Chris Owen, 26, yesterday emerged from his interview at a recruitment agency still bitter that he had been forced into the five-day march to try to land the six-month contract.

Government policy dictates that his JobCentre was unable to to pay the pounds 18.50 return fare under the Travel to Interview Scheme because the job working as a gardener abroad was for less than a year.

Mr Owen, concerned that media attention would deter his potential employer, refused to disclose the name of the company that is recruiting gardeners to work in Italy, Greece, Corsica, Sardinia and Italy.
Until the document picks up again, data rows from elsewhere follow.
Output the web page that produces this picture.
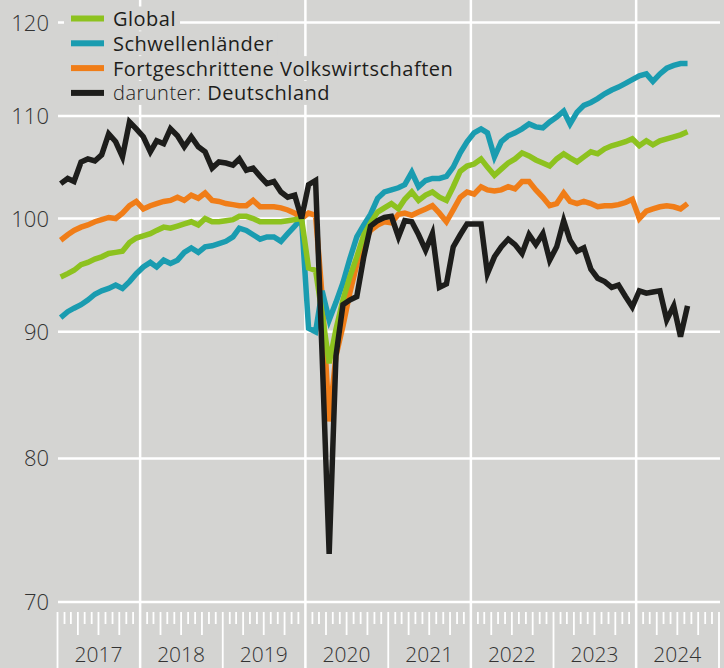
<!DOCTYPE html>
<html>
<head>
<meta charset="utf-8">
<script src="https://cdn.jsdelivr.net/npm/d3@7"></script>
<style>
  body { margin: 0; background: #d4d4d2; }
  svg { display: block; font-family: 'Open Sans', sans-serif; }
</style>
</head>
<body>
<div id="chart"></div>
<script>
// monthly values, Jan 2017 - Aug 2024 (Dec 2019 = 100)
const firstMonth = new Date(2017, 0, 1)
const lastMonth = new Date(2024, 7, 1)

const global = [
  94.7, 95.0, 95.3, 95.8, 96.0, 96.3, 96.5, 96.8, 96.9, 97.0, 97.8, 98.2,
  98.4, 98.6, 98.9, 99.2, 99.1, 99.3, 99.5, 99.7, 99.4, 100.0, 99.7, 99.7,
  99.8, 99.9, 100.2, 100.2, 100.0, 99.7, 99.7, 99.7, 99.7, 99.8, 99.9, 100.0,
  95.5, 95.3, 91.5, 87.4, 90.2, 92.7, 94.7, 96.5, 98.5, 99.6, 100.6, 101.0,
  101.4, 100.9, 101.8, 102.5, 101.7, 102.2, 102.5, 102.0, 101.7, 103.0, 104.5, 105.0,
  105.2, 105.7, 104.9, 104.1, 104.7, 105.3, 105.7, 106.3, 106.0, 105.6, 105.3, 105.0,
  105.7, 106.2, 105.8, 105.4, 105.9, 106.4, 106.2, 106.7, 107.0, 107.2, 107.4, 107.7,
  107.0, 107.5, 107.1, 107.5, 107.7, 107.9, 108.1, 108.4
]

const schwellen = [
  91.2, 91.7, 92.0, 92.3, 92.7, 93.2, 93.5, 93.7, 94.0, 93.7, 94.3, 95.0,
  95.6, 96.0, 95.6, 96.2, 95.9, 96.2, 96.9, 97.3, 96.9, 97.4, 97.5, 97.7,
  97.9, 98.3, 99.1, 98.9, 98.5, 98.1, 98.3, 98.3, 97.9, 98.6, 99.3, 100.0,
  90.3, 90.0, 93.5, 91.0, 92.5, 94.2, 96.3, 98.3, 99.4, 100.4, 101.9, 102.5,
  102.7, 102.9, 103.2, 104.4, 103.0, 103.6, 103.8, 103.8, 104.0, 104.9, 106.3, 107.4,
  108.3, 108.7, 108.3, 105.9, 107.4, 108.0, 108.3, 108.7, 109.2, 108.9, 108.8, 109.4,
  109.9, 110.5, 109.2, 110.4, 111.1, 111.4, 111.8, 112.3, 112.7, 113.0, 113.4, 113.8,
  114.2, 114.4, 113.6, 114.4, 115.0, 115.3, 115.5, 115.5
]

const fortgeschritten = [
  98.0, 98.5, 98.9, 99.2, 99.4, 99.7, 99.9, 100.1, 100.0, 100.5, 101.2, 101.6,
  100.9, 101.2, 101.4, 101.6, 101.7, 102.0, 101.7, 102.2, 101.9, 102.4, 101.7, 101.6,
  101.4, 101.3, 101.2, 101.2, 101.7, 101.1, 101.1, 101.1, 101.0, 100.8, 100.5, 100.0,
  100.5, 100.3, 93.0, 82.8, 88.0, 90.5, 93.3, 95.8, 97.8, 98.9, 99.4, 99.7,
  99.6, 100.4, 100.5, 100.3, 100.6, 100.9, 101.2, 100.5, 99.7, 100.8, 102.0, 102.5,
  102.3, 103.0, 102.7, 102.6, 102.7, 103.0, 102.8, 103.5, 103.5, 102.7, 102.0, 101.2,
  101.4, 102.4, 101.6, 101.4, 101.6, 101.4, 101.1, 101.2, 101.2, 101.3, 101.5, 101.8,
  100.0, 100.7, 100.9, 101.1, 101.2, 101.1, 100.9, 101.4
]

const deutschland = [
  103.3, 103.8, 103.5, 105.4, 105.7, 105.5, 106.1, 108.2, 107.4, 105.9, 109.4, 108.7,
  107.9, 106.4, 107.5, 107.2, 108.7, 108.0, 106.9, 107.9, 106.9, 106.4, 104.8, 105.4,
  105.3, 105.1, 105.7, 104.6, 104.8, 104.0, 103.3, 103.5, 102.5, 102.0, 102.2, 100.0,
  103.2, 103.6, 88.0, 73.2, 88.0, 92.3, 92.7, 93.0, 96.5, 99.3, 99.8, 100.1,
  100.2, 98.3, 99.8, 99.7, 98.5, 97.1, 98.6, 93.8, 94.1, 97.4, 98.5, 99.5,
  99.5, 99.5, 95.0, 96.5, 97.4, 98.1, 97.6, 96.8, 98.5, 97.6, 98.6, 96.2,
  97.4, 99.8, 98.0, 97.0, 97.3, 95.4, 94.6, 94.3, 93.8, 94.0, 93.0, 92.1,
  93.5, 93.3, 93.4, 93.5, 91.0, 92.2, 89.6, 92.2
]

const seriesNames = ['Global', 'Schwellenländer', 'Fortgeschrittene Volkswirtschaften', 'Deutschland']
const yTicks = [70, 80, 90, 100, 110, 120]
const yearLabels = [2017, 2018, 2019, 2020, 2021, 2022, 2023, 2024]
const gridYears = [2018, 2020, 2022, 2024]

const colors = {
  Global: '#8dc21f',
  'Schwellenländer': '#1a9cb0',
  'Fortgeschrittene Volkswirtschaften': '#f07d18',
  Deutschland: '#1d1d1b'
}
const bg = '#d4d4d2'

const width = 724
const height = 668

const svg = d3
  .select('#chart')
  .append('svg')
  .attr('width', width)
  .attr('height', height)

svg.append('rect').attr('width', width).attr('height', height).attr('fill', bg)

const xPositionScale = d3
  .scaleTime()
  .domain([new Date(2017, 0, 1), new Date(2025, 0, 1)])
  .range([57.5, 719])

const yPositionScale = d3
  .scaleLog()
  .domain([70, 120])
  .range([602, 22.5])

const months = d3.timeMonth.range(firstMonth, d3.timeMonth.offset(lastMonth, 1))

/* grid */
svg
  .selectAll('.hgrid')
  .data(yTicks)
  .enter()
  .append('line')
  .attr('class', 'hgrid')
  .attr('x1', 58)
  .attr('x2', 720)
  .attr('y1', d => yPositionScale(d))
  .attr('y2', d => yPositionScale(d))
  .attr('stroke', '#fff')
  .attr('stroke-width', 2.5)

svg
  .selectAll('.vgrid')
  .data(gridYears)
  .enter()
  .append('line')
  .attr('class', 'vgrid')
  .attr('x1', d => xPositionScale(new Date(d, 0, 1)))
  .attr('x2', d => xPositionScale(new Date(d, 0, 1)))
  .attr('y1', 0)
  .attr('y2', height)
  .attr('stroke', '#fff')
  .attr('stroke-width', 2.5)

/* month ticks */
const tickMonths = d3.timeMonth.range(new Date(2017, 0, 1), new Date(2025, 0, 2))
svg
  .selectAll('.mtick')
  .data(tickMonths.filter(d => !(d.getMonth() === 0 && gridYears.includes(d.getFullYear()))))
  .enter()
  .append('line')
  .attr('class', 'mtick')
  .attr('x1', d => xPositionScale(d))
  .attr('x2', d => xPositionScale(d))
  .attr('y1', 612)
  .attr('y2', d => d.getMonth() === 0 ? height : (d.getMonth() % 3 === 0 ? 635 : 624))
  .attr('stroke', '#fff')
  .attr('stroke-width', 1.8)

/* axis labels */
svg
  .selectAll('.ylabel')
  .data(yTicks)
  .enter()
  .append('text')
  .attr('class', 'ylabel')
  .attr('x', 49)
  .attr('y', d => yPositionScale(d) + 8)
  .attr('text-anchor', 'end')
  .style('font-size', '22px')
  .style('font-weight', 300)
  .attr('fill', '#333')
  .text(d => d)

svg
  .selectAll('.xlabel')
  .data(yearLabels)
  .enter()
  .append('text')
  .attr('class', 'xlabel')
  .attr('x', d => xPositionScale(new Date(d, 6, 1)))
  .attr('y', 662)
  .attr('text-anchor', 'middle')
  .style('font-size', '21px')
  .style('font-weight', 300)
  .attr('fill', '#333')
  .text(d => d)

/* lines */
const seriesData = {
  Global: global,
  'Schwellenländer': schwellen,
  'Fortgeschrittene Volkswirtschaften': fortgeschritten,
  Deutschland: deutschland
}

const line = d3
  .line()
  .x(d => xPositionScale(d3.timeDay.offset(d.date, 14)))
  .y(d => yPositionScale(d.value))

const drawOrder = ['Fortgeschrittene Volkswirtschaften', 'Schwellenländer', 'Global', 'Deutschland']
drawOrder.forEach(name => {
  const points = seriesData[name].map((v, i) => ({ date: months[i], value: v }))
  svg
    .append('path')
    .datum(points)
    .attr('d', line)
    .attr('fill', 'none')
    .attr('stroke', colors[name])
    .attr('stroke-width', 5.5)
    .attr('stroke-linejoin', 'miter')
})

/* legend */
const legendRows = [18.5, 43.3, 68.1, 92.9]
const legend = svg.append('g')

seriesNames.forEach((name, i) => {
  const yc = legendRows[i]
  const g = legend.append('g')
  const bgRect = g.append('rect').attr('fill', bg)
  g.append('rect')
    .attr('x', 71)
    .attr('y', yc - 3)
    .attr('width', 33)
    .attr('height', 6)
    .attr('fill', colors[name])
  const t = g.append('text')
    .attr('x', 113)
    .attr('y', yc + 7.5)
    .style('font-size', '20px')
    .style('letter-spacing', '0.5px')
    .attr('fill', '#1d1d1b')
  if (name === 'Deutschland') {
    t.append('tspan').style('font-weight', 300).text('darunter: ')
    t.append('tspan').style('font-weight', 500).text(name)
  } else {
    t.style('font-weight', 500).text(name)
  }
  const box = t.node().getBBox()
  bgRect
    .attr('x', 64)
    .attr('y', yc - 12)
    .attr('width', box.x + box.width + 4 - 64)
    .attr('height', 24)
})
</script>
</body>
</html>
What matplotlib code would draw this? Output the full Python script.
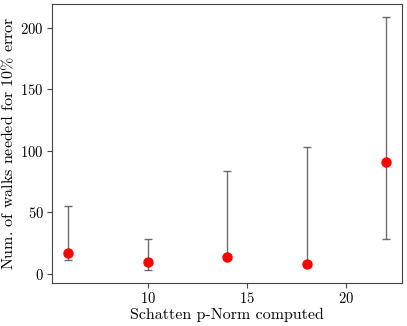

Last night he and his friend Richard Morgan, 31, who had accompanied him on the long walk to London, were making their way back to Cwmbran, Gwent, courtesy of British Rail.

The company's kindness was in marked contrast to Eric Forth, the Employment minister, who, when questioned on the affair, said: "If someone wants to dramatise his position by doing [that], that is entirely a matter for him."

The minister's reaction angered Mr Owen, who was laid off in July last year. "It's not a nice thing to say. I don't think he is fit to hold that job if he goes around making statements like that."

Labour's employment spokesman, Michael Meacher, said it was "absolutely absurd" that the JobCentre had refused to pay the fare. "The Government should reconsider the limitations of the scheme if they are serious about helping people back to work."